- Objective: Exactly the lines from the start of the data below through the line that contains "return (px_b - p) / ph" are to be copied, with pictures left out.

[Excerpt from a dataset]
start
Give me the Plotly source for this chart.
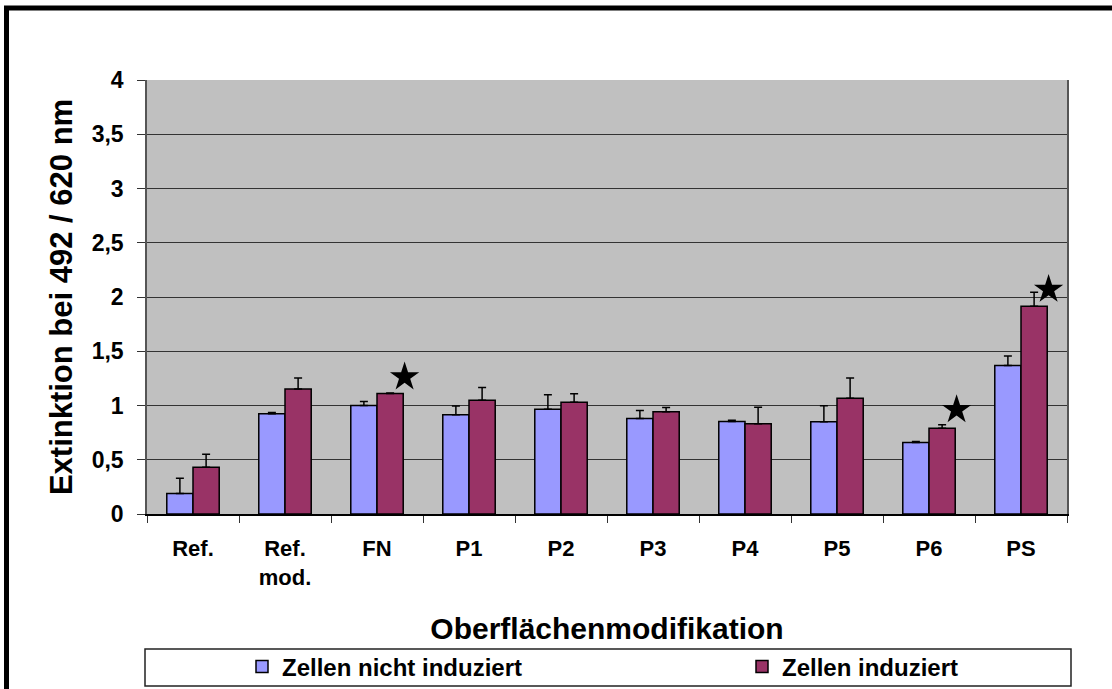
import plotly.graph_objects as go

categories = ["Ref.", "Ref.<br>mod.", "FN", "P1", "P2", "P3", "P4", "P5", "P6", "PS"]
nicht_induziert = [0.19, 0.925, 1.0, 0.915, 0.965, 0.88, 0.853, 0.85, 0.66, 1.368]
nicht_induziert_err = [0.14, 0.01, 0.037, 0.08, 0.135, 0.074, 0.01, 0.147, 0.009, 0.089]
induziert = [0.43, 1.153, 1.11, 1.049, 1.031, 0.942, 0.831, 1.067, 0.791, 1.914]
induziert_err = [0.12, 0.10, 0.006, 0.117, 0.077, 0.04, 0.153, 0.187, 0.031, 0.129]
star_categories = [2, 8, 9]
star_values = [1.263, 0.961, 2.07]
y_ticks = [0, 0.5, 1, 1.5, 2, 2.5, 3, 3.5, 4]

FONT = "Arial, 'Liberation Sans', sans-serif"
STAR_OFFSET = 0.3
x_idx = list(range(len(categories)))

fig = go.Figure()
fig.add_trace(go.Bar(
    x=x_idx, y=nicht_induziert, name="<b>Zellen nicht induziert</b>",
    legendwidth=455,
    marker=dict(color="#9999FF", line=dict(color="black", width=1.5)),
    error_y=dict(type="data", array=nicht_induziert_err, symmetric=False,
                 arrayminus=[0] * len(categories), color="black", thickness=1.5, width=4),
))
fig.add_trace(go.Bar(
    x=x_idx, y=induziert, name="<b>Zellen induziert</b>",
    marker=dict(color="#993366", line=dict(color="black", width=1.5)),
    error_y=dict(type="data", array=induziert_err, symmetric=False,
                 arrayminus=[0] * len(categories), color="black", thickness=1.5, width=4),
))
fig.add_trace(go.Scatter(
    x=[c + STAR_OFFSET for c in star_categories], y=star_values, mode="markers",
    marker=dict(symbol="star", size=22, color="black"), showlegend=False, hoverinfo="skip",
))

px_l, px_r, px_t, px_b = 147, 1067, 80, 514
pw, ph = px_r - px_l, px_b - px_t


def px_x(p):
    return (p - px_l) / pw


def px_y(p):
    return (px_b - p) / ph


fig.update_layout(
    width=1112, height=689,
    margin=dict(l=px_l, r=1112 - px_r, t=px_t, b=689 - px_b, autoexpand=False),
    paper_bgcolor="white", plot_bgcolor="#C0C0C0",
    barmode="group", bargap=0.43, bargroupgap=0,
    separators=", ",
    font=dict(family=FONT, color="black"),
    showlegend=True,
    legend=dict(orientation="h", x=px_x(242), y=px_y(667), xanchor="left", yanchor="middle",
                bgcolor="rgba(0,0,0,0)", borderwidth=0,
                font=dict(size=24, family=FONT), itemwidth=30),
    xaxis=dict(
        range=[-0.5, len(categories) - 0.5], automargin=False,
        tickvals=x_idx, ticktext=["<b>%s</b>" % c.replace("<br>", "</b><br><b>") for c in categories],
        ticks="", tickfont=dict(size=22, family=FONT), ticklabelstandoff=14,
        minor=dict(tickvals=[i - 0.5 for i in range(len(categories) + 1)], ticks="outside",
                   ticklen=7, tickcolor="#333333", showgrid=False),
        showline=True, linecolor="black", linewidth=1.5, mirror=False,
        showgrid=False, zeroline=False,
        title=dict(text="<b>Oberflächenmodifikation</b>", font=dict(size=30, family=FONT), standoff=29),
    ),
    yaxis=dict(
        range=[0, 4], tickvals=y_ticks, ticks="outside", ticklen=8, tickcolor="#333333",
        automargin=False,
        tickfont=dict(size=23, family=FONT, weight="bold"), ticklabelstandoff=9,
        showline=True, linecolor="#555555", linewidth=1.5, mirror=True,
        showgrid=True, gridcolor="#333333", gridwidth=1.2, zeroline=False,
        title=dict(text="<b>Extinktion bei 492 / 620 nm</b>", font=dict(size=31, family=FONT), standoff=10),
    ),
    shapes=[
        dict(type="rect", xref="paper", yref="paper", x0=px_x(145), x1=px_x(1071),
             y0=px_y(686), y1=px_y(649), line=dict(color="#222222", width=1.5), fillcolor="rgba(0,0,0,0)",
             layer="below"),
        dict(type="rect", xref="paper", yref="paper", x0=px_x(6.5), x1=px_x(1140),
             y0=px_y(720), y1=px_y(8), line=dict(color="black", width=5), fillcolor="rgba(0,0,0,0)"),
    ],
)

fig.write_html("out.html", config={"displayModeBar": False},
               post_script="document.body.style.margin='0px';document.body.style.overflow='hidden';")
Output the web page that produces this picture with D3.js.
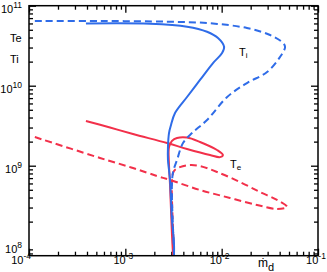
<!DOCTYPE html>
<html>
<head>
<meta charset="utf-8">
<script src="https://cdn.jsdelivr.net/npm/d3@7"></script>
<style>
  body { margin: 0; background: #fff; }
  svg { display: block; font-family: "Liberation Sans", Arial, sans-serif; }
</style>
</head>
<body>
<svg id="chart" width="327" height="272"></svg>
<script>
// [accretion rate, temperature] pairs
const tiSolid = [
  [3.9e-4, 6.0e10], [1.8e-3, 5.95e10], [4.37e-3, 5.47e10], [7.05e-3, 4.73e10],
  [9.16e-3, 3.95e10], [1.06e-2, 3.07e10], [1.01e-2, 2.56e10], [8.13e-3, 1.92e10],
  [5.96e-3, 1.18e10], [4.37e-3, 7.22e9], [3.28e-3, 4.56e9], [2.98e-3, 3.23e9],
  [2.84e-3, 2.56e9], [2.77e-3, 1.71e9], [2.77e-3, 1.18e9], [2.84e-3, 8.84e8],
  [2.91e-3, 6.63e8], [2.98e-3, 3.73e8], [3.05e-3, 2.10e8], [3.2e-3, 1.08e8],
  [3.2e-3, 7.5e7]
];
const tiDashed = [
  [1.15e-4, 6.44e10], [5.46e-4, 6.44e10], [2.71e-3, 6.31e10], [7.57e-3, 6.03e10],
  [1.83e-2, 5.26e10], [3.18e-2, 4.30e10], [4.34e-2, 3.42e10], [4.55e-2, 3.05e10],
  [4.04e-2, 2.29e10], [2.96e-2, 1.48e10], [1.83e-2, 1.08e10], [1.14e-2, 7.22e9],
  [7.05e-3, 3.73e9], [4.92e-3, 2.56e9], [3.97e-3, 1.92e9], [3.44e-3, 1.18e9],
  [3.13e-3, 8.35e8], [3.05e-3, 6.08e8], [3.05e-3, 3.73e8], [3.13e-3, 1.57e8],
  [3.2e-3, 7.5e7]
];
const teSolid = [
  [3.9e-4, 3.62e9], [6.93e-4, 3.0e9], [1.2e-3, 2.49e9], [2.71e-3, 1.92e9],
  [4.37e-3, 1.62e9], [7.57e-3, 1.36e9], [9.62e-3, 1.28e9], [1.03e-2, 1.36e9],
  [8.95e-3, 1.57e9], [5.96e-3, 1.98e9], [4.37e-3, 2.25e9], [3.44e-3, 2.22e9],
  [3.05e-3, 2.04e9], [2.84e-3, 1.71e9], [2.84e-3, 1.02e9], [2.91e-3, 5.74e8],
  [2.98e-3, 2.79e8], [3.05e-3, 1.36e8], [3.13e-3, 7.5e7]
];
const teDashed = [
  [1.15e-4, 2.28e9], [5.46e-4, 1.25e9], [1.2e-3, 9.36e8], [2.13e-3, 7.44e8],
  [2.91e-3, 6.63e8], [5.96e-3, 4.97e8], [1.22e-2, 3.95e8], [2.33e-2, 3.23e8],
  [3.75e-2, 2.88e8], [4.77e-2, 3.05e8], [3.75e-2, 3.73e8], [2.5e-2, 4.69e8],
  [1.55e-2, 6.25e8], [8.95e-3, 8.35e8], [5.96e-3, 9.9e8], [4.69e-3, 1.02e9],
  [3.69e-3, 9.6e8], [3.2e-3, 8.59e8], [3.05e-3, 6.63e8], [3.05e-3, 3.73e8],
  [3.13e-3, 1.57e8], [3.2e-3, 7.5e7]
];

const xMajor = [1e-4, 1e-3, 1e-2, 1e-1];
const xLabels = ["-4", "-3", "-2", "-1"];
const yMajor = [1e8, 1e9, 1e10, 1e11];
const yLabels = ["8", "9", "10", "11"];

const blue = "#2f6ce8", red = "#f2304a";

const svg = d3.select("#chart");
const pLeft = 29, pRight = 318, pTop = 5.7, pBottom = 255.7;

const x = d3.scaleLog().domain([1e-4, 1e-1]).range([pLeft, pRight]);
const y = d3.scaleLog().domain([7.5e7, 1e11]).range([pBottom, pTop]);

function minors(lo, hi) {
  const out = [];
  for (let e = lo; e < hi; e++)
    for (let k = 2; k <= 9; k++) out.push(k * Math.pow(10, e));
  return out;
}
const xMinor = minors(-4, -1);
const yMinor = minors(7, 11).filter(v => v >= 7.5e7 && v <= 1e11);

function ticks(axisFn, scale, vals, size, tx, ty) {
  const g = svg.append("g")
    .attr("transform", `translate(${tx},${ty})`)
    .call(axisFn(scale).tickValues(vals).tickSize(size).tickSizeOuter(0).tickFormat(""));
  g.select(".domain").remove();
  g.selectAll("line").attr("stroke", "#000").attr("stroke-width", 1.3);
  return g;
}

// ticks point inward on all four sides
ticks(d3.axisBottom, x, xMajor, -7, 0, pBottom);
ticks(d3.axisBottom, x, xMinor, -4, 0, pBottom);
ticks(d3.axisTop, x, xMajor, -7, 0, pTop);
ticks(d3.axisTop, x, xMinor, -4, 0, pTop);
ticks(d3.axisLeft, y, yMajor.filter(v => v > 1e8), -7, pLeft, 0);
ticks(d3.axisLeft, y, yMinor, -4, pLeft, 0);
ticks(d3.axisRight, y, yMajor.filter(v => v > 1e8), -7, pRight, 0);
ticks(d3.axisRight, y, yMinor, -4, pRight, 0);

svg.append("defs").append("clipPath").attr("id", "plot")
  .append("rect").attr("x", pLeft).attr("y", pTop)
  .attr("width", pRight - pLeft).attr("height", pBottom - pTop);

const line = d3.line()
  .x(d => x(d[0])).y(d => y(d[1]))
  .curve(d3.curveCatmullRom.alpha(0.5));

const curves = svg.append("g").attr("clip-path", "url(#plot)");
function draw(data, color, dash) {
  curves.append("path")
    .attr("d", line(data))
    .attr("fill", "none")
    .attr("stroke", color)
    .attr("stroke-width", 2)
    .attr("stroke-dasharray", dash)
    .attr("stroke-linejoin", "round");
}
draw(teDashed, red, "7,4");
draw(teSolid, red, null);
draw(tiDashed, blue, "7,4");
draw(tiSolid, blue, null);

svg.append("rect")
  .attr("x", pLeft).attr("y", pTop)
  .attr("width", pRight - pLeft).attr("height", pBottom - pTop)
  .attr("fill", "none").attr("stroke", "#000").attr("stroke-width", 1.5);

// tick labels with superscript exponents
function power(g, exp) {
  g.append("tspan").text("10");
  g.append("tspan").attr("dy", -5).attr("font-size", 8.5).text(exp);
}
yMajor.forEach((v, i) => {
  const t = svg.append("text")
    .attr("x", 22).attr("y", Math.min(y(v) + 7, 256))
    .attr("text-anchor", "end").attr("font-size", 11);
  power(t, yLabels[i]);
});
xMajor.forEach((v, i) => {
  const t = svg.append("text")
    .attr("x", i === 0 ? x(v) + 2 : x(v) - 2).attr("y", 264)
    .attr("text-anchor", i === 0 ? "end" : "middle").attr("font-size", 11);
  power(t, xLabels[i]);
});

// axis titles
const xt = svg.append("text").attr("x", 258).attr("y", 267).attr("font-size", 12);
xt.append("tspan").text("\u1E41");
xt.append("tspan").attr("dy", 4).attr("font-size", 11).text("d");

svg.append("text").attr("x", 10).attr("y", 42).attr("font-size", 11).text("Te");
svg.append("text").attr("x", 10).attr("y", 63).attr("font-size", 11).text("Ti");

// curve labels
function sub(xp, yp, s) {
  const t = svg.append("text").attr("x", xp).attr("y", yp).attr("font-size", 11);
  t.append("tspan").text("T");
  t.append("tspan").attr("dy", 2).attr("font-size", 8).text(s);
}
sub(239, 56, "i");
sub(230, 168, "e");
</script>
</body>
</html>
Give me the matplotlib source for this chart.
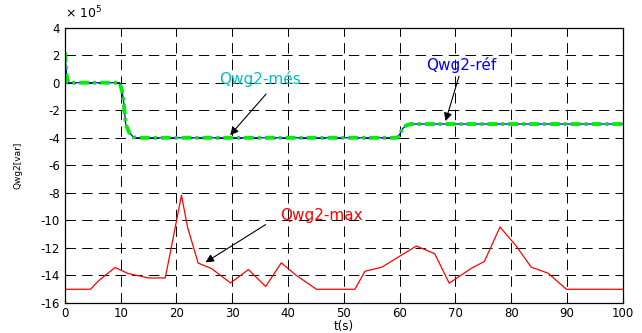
end
- Answer:
Give me the Plotly source for this chart.
import plotly.graph_objects as go

categories = ["Ref.", "Ref.<br>mod.", "FN", "P1", "P2", "P3", "P4", "P5", "P6", "PS"]
nicht_induziert = [0.19, 0.925, 1.0, 0.915, 0.965, 0.88, 0.853, 0.85, 0.66, 1.368]
nicht_induziert_err = [0.14, 0.01, 0.037, 0.08, 0.135, 0.074, 0.01, 0.147, 0.009, 0.089]
induziert = [0.43, 1.153, 1.11, 1.049, 1.031, 0.942, 0.831, 1.067, 0.791, 1.914]
induziert_err = [0.12, 0.10, 0.006, 0.117, 0.077, 0.04, 0.153, 0.187, 0.031, 0.129]
star_categories = [2, 8, 9]
star_values = [1.263, 0.961, 2.07]
y_ticks = [0, 0.5, 1, 1.5, 2, 2.5, 3, 3.5, 4]

FONT = "Arial, 'Liberation Sans', sans-serif"
STAR_OFFSET = 0.3
x_idx = list(range(len(categories)))

fig = go.Figure()
fig.add_trace(go.Bar(
    x=x_idx, y=nicht_induziert, name="<b>Zellen nicht induziert</b>",
    legendwidth=455,
    marker=dict(color="#9999FF", line=dict(color="black", width=1.5)),
    error_y=dict(type="data", array=nicht_induziert_err, symmetric=False,
                 arrayminus=[0] * len(categories), color="black", thickness=1.5, width=4),
))
fig.add_trace(go.Bar(
    x=x_idx, y=induziert, name="<b>Zellen induziert</b>",
    marker=dict(color="#993366", line=dict(color="black", width=1.5)),
    error_y=dict(type="data", array=induziert_err, symmetric=False,
                 arrayminus=[0] * len(categories), color="black", thickness=1.5, width=4),
))
fig.add_trace(go.Scatter(
    x=[c + STAR_OFFSET for c in star_categories], y=star_values, mode="markers",
    marker=dict(symbol="star", size=22, color="black"), showlegend=False, hoverinfo="skip",
))

px_l, px_r, px_t, px_b = 147, 1067, 80, 514
pw, ph = px_r - px_l, px_b - px_t


def px_x(p):
    return (p - px_l) / pw


def px_y(p):
    return (px_b - p) / ph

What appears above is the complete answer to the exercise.